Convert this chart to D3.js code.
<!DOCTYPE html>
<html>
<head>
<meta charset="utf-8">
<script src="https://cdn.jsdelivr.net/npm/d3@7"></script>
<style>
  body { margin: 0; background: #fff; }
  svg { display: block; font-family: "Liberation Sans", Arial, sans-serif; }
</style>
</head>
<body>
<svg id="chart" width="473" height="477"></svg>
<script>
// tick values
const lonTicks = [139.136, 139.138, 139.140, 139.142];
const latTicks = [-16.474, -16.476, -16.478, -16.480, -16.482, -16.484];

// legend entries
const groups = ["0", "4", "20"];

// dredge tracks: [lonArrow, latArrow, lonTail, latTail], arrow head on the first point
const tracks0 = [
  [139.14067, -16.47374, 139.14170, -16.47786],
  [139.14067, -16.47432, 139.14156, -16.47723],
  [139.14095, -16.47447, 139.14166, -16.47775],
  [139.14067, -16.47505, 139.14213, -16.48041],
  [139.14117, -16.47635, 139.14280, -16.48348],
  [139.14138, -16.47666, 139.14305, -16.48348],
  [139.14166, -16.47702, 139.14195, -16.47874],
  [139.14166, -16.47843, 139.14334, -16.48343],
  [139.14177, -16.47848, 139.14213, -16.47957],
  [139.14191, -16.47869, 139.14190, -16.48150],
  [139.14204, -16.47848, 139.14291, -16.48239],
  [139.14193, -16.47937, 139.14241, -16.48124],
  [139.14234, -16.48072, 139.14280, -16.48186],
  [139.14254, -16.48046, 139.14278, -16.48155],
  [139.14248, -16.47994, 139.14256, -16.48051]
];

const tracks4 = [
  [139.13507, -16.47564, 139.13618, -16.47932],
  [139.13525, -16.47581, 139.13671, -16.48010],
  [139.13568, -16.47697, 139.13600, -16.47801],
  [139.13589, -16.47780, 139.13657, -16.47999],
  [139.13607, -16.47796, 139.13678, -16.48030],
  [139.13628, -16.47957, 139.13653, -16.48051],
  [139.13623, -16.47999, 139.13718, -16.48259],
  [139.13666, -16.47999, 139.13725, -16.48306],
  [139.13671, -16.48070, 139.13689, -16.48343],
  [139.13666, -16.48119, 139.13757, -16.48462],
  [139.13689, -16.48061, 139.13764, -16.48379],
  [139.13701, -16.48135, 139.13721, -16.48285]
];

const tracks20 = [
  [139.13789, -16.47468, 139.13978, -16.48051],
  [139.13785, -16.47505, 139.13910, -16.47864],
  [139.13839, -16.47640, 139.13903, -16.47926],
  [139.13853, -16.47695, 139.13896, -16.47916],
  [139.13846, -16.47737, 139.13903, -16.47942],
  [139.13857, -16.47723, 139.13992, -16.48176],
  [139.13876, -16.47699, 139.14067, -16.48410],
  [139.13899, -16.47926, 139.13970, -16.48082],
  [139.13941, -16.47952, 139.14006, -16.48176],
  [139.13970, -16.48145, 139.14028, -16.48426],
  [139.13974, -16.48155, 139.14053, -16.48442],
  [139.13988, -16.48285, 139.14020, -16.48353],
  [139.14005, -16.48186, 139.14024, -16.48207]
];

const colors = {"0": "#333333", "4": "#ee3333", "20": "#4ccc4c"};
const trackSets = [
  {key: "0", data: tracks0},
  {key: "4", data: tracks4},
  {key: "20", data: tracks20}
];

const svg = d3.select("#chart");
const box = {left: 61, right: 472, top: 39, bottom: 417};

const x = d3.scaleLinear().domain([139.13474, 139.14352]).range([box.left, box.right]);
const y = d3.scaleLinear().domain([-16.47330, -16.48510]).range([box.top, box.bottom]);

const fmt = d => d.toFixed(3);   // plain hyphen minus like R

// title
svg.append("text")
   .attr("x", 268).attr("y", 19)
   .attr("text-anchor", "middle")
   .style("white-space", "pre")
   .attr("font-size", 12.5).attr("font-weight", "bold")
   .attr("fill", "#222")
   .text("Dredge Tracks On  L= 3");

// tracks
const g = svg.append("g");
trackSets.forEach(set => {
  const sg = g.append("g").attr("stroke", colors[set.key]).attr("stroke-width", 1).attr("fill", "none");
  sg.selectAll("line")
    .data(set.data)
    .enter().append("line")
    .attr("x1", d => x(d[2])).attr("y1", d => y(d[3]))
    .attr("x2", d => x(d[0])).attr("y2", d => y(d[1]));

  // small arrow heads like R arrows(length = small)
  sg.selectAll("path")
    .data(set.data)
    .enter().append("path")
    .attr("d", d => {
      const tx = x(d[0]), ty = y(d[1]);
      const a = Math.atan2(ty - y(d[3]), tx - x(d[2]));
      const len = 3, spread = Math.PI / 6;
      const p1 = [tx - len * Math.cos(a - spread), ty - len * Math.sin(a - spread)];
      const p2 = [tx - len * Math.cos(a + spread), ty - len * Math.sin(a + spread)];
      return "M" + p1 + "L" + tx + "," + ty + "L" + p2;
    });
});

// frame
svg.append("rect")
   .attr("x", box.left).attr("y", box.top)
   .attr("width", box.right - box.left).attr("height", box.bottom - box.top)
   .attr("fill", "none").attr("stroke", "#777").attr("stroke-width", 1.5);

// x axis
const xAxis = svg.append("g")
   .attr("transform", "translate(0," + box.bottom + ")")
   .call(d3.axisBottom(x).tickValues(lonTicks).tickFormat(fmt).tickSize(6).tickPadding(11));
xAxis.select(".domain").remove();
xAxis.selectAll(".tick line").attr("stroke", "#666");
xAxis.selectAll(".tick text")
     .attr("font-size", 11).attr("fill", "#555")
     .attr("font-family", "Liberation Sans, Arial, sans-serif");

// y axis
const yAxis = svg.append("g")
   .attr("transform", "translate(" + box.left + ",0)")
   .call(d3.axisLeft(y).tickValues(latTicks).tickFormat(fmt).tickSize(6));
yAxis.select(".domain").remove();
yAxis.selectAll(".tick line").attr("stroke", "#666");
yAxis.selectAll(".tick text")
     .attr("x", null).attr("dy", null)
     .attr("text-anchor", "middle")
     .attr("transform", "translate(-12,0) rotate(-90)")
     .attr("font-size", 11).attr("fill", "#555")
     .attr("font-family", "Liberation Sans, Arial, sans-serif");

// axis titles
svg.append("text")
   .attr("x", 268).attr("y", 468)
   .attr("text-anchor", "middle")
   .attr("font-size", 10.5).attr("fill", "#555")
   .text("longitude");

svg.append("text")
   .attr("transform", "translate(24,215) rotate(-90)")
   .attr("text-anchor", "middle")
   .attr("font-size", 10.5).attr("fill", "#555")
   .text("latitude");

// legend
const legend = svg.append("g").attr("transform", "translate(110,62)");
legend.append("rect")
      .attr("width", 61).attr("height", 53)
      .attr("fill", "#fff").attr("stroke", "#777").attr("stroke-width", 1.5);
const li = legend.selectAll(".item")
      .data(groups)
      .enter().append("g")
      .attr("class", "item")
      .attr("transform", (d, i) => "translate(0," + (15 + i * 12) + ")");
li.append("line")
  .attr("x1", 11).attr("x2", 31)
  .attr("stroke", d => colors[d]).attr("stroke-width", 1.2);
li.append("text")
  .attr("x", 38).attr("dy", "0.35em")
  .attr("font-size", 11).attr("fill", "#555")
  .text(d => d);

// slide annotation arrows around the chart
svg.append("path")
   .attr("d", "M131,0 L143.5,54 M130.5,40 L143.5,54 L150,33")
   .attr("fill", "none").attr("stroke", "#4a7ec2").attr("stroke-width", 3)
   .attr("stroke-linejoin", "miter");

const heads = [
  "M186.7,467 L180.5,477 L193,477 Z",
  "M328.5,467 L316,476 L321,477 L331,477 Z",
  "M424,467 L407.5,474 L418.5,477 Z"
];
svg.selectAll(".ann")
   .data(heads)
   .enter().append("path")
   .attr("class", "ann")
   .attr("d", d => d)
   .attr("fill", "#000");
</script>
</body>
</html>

====

= What to do =
Extract all of the data exactly as written.

= Result for this task =
Convert this chart to D3.js code.
<!DOCTYPE html>
<html>
<head>
<meta charset="utf-8">
<script src="https://cdn.jsdelivr.net/npm/d3@7"></script>
<style>
  body { margin: 0; background: #fff; }
  svg { display: block; font-family: "Liberation Sans", Arial, sans-serif; }
</style>
</head>
<body>
<svg id="chart" width="473" height="477"></svg>
<script>
// tick values
const lonTicks = [139.136, 139.138, 139.140, 139.142];
const latTicks = [-16.474, -16.476, -16.478, -16.480, -16.482, -16.484];

// legend entries
const groups = ["0", "4", "20"];

// dredge tracks: [lonArrow, latArrow, lonTail, latTail], arrow head on the first point
const tracks0 = [
  [139.14067, -16.47374, 139.14170, -16.47786],
  [139.14067, -16.47432, 139.14156, -16.47723],
  [139.14095, -16.47447, 139.14166, -16.47775],
  [139.14067, -16.47505, 139.14213, -16.48041],
  [139.14117, -16.47635, 139.14280, -16.48348],
  [139.14138, -16.47666, 139.14305, -16.48348],
  [139.14166, -16.47702, 139.14195, -16.47874],
  [139.14166, -16.47843, 139.14334, -16.48343],
  [139.14177, -16.47848, 139.14213, -16.47957],
  [139.14191, -16.47869, 139.14190, -16.48150],
  [139.14204, -16.47848, 139.14291, -16.48239],
  [139.14193, -16.47937, 139.14241, -16.48124],
  [139.14234, -16.48072, 139.14280, -16.48186],
  [139.14254, -16.48046, 139.14278, -16.48155],
  [139.14248, -16.47994, 139.14256, -16.48051]
];

const tracks4 = [
  [139.13507, -16.47564, 139.13618, -16.47932],
  [139.13525, -16.47581, 139.13671, -16.48010],
  [139.13568, -16.47697, 139.13600, -16.47801],
  [139.13589, -16.47780, 139.13657, -16.47999],
  [139.13607, -16.47796, 139.13678, -16.48030],
  [139.13628, -16.47957, 139.13653, -16.48051],
  [139.13623, -16.47999, 139.13718, -16.48259],
  [139.13666, -16.47999, 139.13725, -16.48306],
  [139.13671, -16.48070, 139.13689, -16.48343],
  [139.13666, -16.48119, 139.13757, -16.48462],
  [139.13689, -16.48061, 139.13764, -16.48379],
  [139.13701, -16.48135, 139.13721, -16.48285]
];

const tracks20 = [
  [139.13789, -16.47468, 139.13978, -16.48051],
  [139.13785, -16.47505, 139.13910, -16.47864],
  [139.13839, -16.47640, 139.13903, -16.47926],
  [139.13853, -16.47695, 139.13896, -16.47916],
  [139.13846, -16.47737, 139.13903, -16.47942],
  [139.13857, -16.47723, 139.13992, -16.48176],
  [139.13876, -16.47699, 139.14067, -16.48410],
  [139.13899, -16.47926, 139.13970, -16.48082],
  [139.13941, -16.47952, 139.14006, -16.48176],
  [139.13970, -16.48145, 139.14028, -16.48426],
  [139.13974, -16.48155, 139.14053, -16.48442],
  [139.13988, -16.48285, 139.14020, -16.48353],
  [139.14005, -16.48186, 139.14024, -16.48207]
];

const colors = {"0": "#333333", "4": "#ee3333", "20": "#4ccc4c"};
const trackSets = [
  {key: "0", data: tracks0},
  {key: "4", data: tracks4},
  {key: "20", data: tracks20}
];

const svg = d3.select("#chart");
const box = {left: 61, right: 472, top: 39, bottom: 417};

const x = d3.scaleLinear().domain([139.13474, 139.14352]).range([box.left, box.right]);
const y = d3.scaleLinear().domain([-16.47330, -16.48510]).range([box.top, box.bottom]);

const fmt = d => d.toFixed(3);   // plain hyphen minus like R

// title
svg.append("text")
   .attr("x", 268).attr("y", 19)
   .attr("text-anchor", "middle")
   .style("white-space", "pre")
   .attr("font-size", 12.5).attr("font-weight", "bold")
   .attr("fill", "#222")
   .text("Dredge Tracks On  L= 3");

// tracks
const g = svg.append("g");
trackSets.forEach(set => {
  const sg = g.append("g").attr("stroke", colors[set.key]).attr("stroke-width", 1).attr("fill", "none");
  sg.selectAll("line")
    .data(set.data)
    .enter().append("line")
    .attr("x1", d => x(d[2])).attr("y1", d => y(d[3]))
    .attr("x2", d => x(d[0])).attr("y2", d => y(d[1]));

  // small arrow heads like R arrows(length = small)
  sg.selectAll("path")
    .data(set.data)
    .enter().append("path")
    .attr("d", d => {
      const tx = x(d[0]), ty = y(d[1]);
      const a = Math.atan2(ty - y(d[3]), tx - x(d[2]));
      const len = 3, spread = Math.PI / 6;
      const p1 = [tx - len * Math.cos(a - spread), ty - len * Math.sin(a - spread)];
      const p2 = [tx - len * Math.cos(a + spread), ty - len * Math.sin(a + spread)];
      return "M" + p1 + "L" + tx + "," + ty + "L" + p2;
    });
});

// frame
svg.append("rect")
   .attr("x", box.left).attr("y", box.top)
   .attr("width", box.right - box.left).attr("height", box.bottom - box.top)
   .attr("fill", "none").attr("stroke", "#777").attr("stroke-width", 1.5);

// x axis
const xAxis = svg.append("g")
   .attr("transform", "translate(0," + box.bottom + ")")
   .call(d3.axisBottom(x).tickValues(lonTicks).tickFormat(fmt).tickSize(6).tickPadding(11));
xAxis.select(".domain").remove();
xAxis.selectAll(".tick line").attr("stroke", "#666");
xAxis.selectAll(".tick text")
     .attr("font-size", 11).attr("fill", "#555")
     .attr("font-family", "Liberation Sans, Arial, sans-serif");

// y axis
const yAxis = svg.append("g")
   .attr("transform", "translate(" + box.left + ",0)")
   .call(d3.axisLeft(y).tickValues(latTicks).tickFormat(fmt).tickSize(6));
yAxis.select(".domain").remove();
yAxis.selectAll(".tick line").attr("stroke", "#666");
yAxis.selectAll(".tick text")
     .attr("x", null).attr("dy", null)
     .attr("text-anchor", "middle")
     .attr("transform", "translate(-12,0) rotate(-90)")
     .attr("font-size", 11).attr("fill", "#555")
     .attr("font-family", "Liberation Sans, Arial, sans-serif");

// axis titles
svg.append("text")
   .attr("x", 268).attr("y", 468)
   .attr("text-anchor", "middle")
   .attr("font-size", 10.5).attr("fill", "#555")
   .text("longitude");

svg.append("text")
   .attr("transform", "translate(24,215) rotate(-90)")
   .attr("text-anchor", "middle")
   .attr("font-size", 10.5).attr("fill", "#555")
   .text("latitude");

// legend
const legend = svg.append("g").attr("transform", "translate(110,62)");
legend.append("rect")
      .attr("width", 61).attr("height", 53)
      .attr("fill", "#fff").attr("stroke", "#777").attr("stroke-width", 1.5);
const li = legend.selectAll(".item")
      .data(groups)
      .enter().append("g")
      .attr("class", "item")
      .attr("transform", (d, i) => "translate(0," + (15 + i * 12) + ")");
li.append("line")
  .attr("x1", 11).attr("x2", 31)
  .attr("stroke", d => colors[d]).attr("stroke-width", 1.2);
li.append("text")
  .attr("x", 38).attr("dy", "0.35em")
  .attr("font-size", 11).attr("fill", "#555")
  .text(d => d);

// slide annotation arrows around the chart
svg.append("path")
   .attr("d", "M131,0 L143.5,54 M130.5,40 L143.5,54 L150,33")
   .attr("fill", "none").attr("stroke", "#4a7ec2").attr("stroke-width", 3)
   .attr("stroke-linejoin", "miter");

const heads = [
  "M186.7,467 L180.5,477 L193,477 Z",
  "M328.5,467 L316,476 L321,477 L331,477 Z",
  "M424,467 L407.5,474 L418.5,477 Z"
];
svg.selectAll(".ann")
   .data(heads)
   .enter().append("path")
   .attr("class", "ann")
   .attr("d", d => d)
   .attr("fill", "#000");
</script>
</body>
</html>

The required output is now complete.